We all know where this is going, of course. Even they do, as it becomes harder and harder to deny.
The movie is narrated by Laura, who is explaining it to her husband in her head, because he’s the only one who would understand. Of course, she would never tell him. She begins the narration after the opening scene, which is the end of the movie (narratively). In the next 80 minutes, as we see what leads up to this opening scene, we get this sense of epic-ness as seen in Lean’s much longer films. We’re not the same at the beginning of the movie as at the end. We’ve been through a lot. And this scene, viewed a second time, in full context, feels completely different and much, much darker.

Fred is decent, loving, caring and even sensitive—and Celia loves him, heightening the tragedy.
The acting is tremendous, of course. Coward was at the height of his powers, just coming off his smash-hit (banned by the BBC) “Don’t Let’s Be Beastly To The Germans“. His touch here is perfect. His treatment of Alec and Celia is sympathetic without pandering.
While there is tremendous photography going on (by Bob Krasker, who won an Oscar for The Third Man), it’s conventional, almost staid, until the climactic moment when he starts going Dutch, as it were. It’s just one unforgettable shot that supports the entire film and clues the audience to what’s going on, and it’s very Lean-ian in that it maximizes the cinematic quality of what’s going on. It’s not something that could be done in writing or in a play—it requires a moving picture camera to do it at all, and it requires a fine understanding of the medium to do it well.

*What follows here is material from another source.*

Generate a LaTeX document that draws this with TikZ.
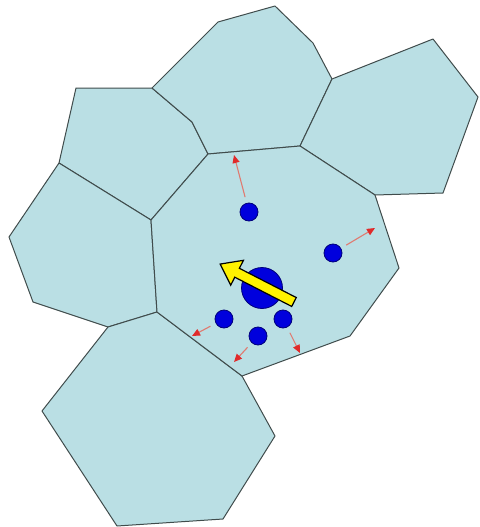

Love is a tricky business regardless of your socio-economic class.
The editing is tight, as mentioned, by frequent Lean collaborator Jack Harris (The Ladykillers, Billy Budd).
But what we take from this film—the thing we often lament is missing from modern movies—is its humanity. Because everyone is terribly human. Yes, we focus on Laura and Alec, but Myrtle runs the refreshment concession where they first chance to meet, and she’s got a thing going with Fred, who’s sort of train bobby (I’m Californian, I don’t know trains), and this has a surprising amount of depth and sensitivity for what might be mere “comic relief” in other films. And then there’s the busybody, the suspicious friends…the movie lives, in other words. It breathes and feels alive, which makes our characters all the more sympathetic.
I don’t want to hold this up as being representative of all dramas of the era—and certainly, it’s not “Kill Bill” (which appears on the top 250 twice, for both the first movie, and the whole edit)—but it seems like our best work today isn’t even the same species.
Trivia: The scene Alec’s buddy, who innocently lends him the apartment for his potential tryst with Laura, became the inspiration for Billy Wilder’s The Apartment. Classic Wilder inspiration: “What about that guy?” I remember a Widler interview on “60 Minutes” where they asked him what movie he hadn’t made that he wanted to, and it was a Crusades story, where all the men in the village had run off to fight for the Holy Land, but before they left, they put all their women in chastity belts. Charlton Heston would play the town locksmith.

It all starts with an innocent bit of grit in the eye.